> **Problem requirements**
Could you write out the opening lines of the data, word for word, stopping after the line that contains "(dce) at (330,333);"?

> **Data section**
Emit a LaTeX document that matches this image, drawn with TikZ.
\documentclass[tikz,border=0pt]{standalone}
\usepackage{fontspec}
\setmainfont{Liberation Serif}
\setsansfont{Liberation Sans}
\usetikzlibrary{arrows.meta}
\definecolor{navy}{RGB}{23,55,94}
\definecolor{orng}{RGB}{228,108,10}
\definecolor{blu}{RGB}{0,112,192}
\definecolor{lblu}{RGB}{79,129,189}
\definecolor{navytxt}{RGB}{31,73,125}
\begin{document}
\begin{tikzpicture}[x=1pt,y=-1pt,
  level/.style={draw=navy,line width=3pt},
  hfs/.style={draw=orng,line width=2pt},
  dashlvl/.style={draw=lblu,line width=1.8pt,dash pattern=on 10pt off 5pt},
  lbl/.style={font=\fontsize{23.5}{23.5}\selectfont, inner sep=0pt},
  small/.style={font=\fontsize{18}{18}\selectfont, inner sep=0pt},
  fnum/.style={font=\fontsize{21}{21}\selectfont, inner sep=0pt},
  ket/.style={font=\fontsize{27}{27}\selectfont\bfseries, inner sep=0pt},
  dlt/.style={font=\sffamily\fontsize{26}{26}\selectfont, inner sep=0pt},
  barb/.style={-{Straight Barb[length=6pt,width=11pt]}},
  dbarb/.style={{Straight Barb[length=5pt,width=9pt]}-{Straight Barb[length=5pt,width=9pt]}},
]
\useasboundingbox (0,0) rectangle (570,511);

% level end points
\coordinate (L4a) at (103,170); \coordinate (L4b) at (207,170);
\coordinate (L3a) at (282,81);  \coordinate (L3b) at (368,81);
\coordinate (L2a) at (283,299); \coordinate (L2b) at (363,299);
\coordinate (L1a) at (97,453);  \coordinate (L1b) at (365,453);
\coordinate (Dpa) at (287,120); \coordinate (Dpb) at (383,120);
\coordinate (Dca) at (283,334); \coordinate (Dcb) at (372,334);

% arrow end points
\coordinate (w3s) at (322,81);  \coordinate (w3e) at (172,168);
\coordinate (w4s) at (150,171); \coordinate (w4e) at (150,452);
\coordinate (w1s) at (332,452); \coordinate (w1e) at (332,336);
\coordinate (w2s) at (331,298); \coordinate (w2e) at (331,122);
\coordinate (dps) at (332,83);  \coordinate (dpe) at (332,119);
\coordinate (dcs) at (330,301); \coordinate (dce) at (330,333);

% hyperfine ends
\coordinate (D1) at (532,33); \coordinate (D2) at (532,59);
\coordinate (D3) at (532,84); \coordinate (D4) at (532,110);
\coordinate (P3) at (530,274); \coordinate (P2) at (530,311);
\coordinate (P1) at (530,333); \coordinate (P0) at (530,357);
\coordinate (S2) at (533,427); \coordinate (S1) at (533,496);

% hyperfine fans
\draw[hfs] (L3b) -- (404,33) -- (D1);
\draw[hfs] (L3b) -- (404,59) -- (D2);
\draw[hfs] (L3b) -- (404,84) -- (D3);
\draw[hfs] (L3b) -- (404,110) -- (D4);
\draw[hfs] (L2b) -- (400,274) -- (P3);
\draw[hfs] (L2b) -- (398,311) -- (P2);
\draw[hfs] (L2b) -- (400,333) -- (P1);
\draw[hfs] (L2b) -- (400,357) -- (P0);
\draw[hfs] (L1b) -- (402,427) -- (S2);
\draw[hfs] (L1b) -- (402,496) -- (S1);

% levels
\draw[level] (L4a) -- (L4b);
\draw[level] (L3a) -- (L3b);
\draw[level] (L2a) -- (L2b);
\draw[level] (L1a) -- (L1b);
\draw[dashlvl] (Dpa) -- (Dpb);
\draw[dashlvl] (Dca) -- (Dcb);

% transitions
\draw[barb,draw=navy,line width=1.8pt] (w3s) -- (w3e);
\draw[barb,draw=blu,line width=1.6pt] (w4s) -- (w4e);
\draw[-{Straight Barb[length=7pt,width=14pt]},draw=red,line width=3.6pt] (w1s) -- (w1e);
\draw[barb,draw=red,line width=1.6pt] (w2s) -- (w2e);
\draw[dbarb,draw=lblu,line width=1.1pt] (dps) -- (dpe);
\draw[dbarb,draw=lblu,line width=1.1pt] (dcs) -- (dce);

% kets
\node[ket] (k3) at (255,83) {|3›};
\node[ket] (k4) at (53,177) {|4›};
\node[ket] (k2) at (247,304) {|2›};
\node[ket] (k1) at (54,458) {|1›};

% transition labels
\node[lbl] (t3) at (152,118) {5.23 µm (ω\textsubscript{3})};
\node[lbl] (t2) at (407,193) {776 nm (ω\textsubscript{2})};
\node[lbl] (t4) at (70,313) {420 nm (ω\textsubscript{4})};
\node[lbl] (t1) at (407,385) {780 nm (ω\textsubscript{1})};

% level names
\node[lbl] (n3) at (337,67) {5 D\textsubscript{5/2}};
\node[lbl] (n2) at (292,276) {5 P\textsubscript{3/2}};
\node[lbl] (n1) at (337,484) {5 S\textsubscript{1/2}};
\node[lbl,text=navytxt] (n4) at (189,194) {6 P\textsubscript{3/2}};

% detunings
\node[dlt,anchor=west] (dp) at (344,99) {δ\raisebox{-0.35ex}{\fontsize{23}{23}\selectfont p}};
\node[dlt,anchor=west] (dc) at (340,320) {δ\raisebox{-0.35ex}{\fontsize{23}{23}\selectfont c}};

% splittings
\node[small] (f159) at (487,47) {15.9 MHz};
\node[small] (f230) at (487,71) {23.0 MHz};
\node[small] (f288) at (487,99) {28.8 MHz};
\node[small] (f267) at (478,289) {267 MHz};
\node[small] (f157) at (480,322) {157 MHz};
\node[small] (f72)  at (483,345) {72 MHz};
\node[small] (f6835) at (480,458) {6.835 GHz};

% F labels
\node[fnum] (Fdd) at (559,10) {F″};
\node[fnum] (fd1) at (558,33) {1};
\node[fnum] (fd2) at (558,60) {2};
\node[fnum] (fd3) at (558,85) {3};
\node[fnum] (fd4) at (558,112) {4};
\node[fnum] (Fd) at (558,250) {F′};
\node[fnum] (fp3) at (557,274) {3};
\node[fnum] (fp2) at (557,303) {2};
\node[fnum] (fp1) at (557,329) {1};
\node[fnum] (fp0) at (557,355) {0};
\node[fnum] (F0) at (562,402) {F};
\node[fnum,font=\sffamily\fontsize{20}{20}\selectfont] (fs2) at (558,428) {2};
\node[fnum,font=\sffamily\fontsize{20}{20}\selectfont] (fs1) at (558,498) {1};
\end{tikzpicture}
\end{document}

> **Exercise response**
Emit a LaTeX document that matches this image, drawn with TikZ.
\documentclass[tikz,border=0pt]{standalone}
\usepackage{fontspec}
\setmainfont{Liberation Serif}
\setsansfont{Liberation Sans}
\usetikzlibrary{arrows.meta}
\definecolor{navy}{RGB}{23,55,94}
\definecolor{orng}{RGB}{228,108,10}
\definecolor{blu}{RGB}{0,112,192}
\definecolor{lblu}{RGB}{79,129,189}
\definecolor{navytxt}{RGB}{31,73,125}
\begin{document}
\begin{tikzpicture}[x=1pt,y=-1pt,
  level/.style={draw=navy,line width=3pt},
  hfs/.style={draw=orng,line width=2pt},
  dashlvl/.style={draw=lblu,line width=1.8pt,dash pattern=on 10pt off 5pt},
  lbl/.style={font=\fontsize{23.5}{23.5}\selectfont, inner sep=0pt},
  small/.style={font=\fontsize{18}{18}\selectfont, inner sep=0pt},
  fnum/.style={font=\fontsize{21}{21}\selectfont, inner sep=0pt},
  ket/.style={font=\fontsize{27}{27}\selectfont\bfseries, inner sep=0pt},
  dlt/.style={font=\sffamily\fontsize{26}{26}\selectfont, inner sep=0pt},
  barb/.style={-{Straight Barb[length=6pt,width=11pt]}},
  dbarb/.style={{Straight Barb[length=5pt,width=9pt]}-{Straight Barb[length=5pt,width=9pt]}},
]
\useasboundingbox (0,0) rectangle (570,511);

% level end points
\coordinate (L4a) at (103,170); \coordinate (L4b) at (207,170);
\coordinate (L3a) at (282,81);  \coordinate (L3b) at (368,81);
\coordinate (L2a) at (283,299); \coordinate (L2b) at (363,299);
\coordinate (L1a) at (97,453);  \coordinate (L1b) at (365,453);
\coordinate (Dpa) at (287,120); \coordinate (Dpb) at (383,120);
\coordinate (Dca) at (283,334); \coordinate (Dcb) at (372,334);

% arrow end points
\coordinate (w3s) at (322,81);  \coordinate (w3e) at (172,168);
\coordinate (w4s) at (150,171); \coordinate (w4e) at (150,452);
\coordinate (w1s) at (332,452); \coordinate (w1e) at (332,336);
\coordinate (w2s) at (331,298); \coordinate (w2e) at (331,122);
\coordinate (dps) at (332,83);  \coordinate (dpe) at (332,119);
\coordinate (dcs) at (330,301); \coordinate (dce) at (330,333);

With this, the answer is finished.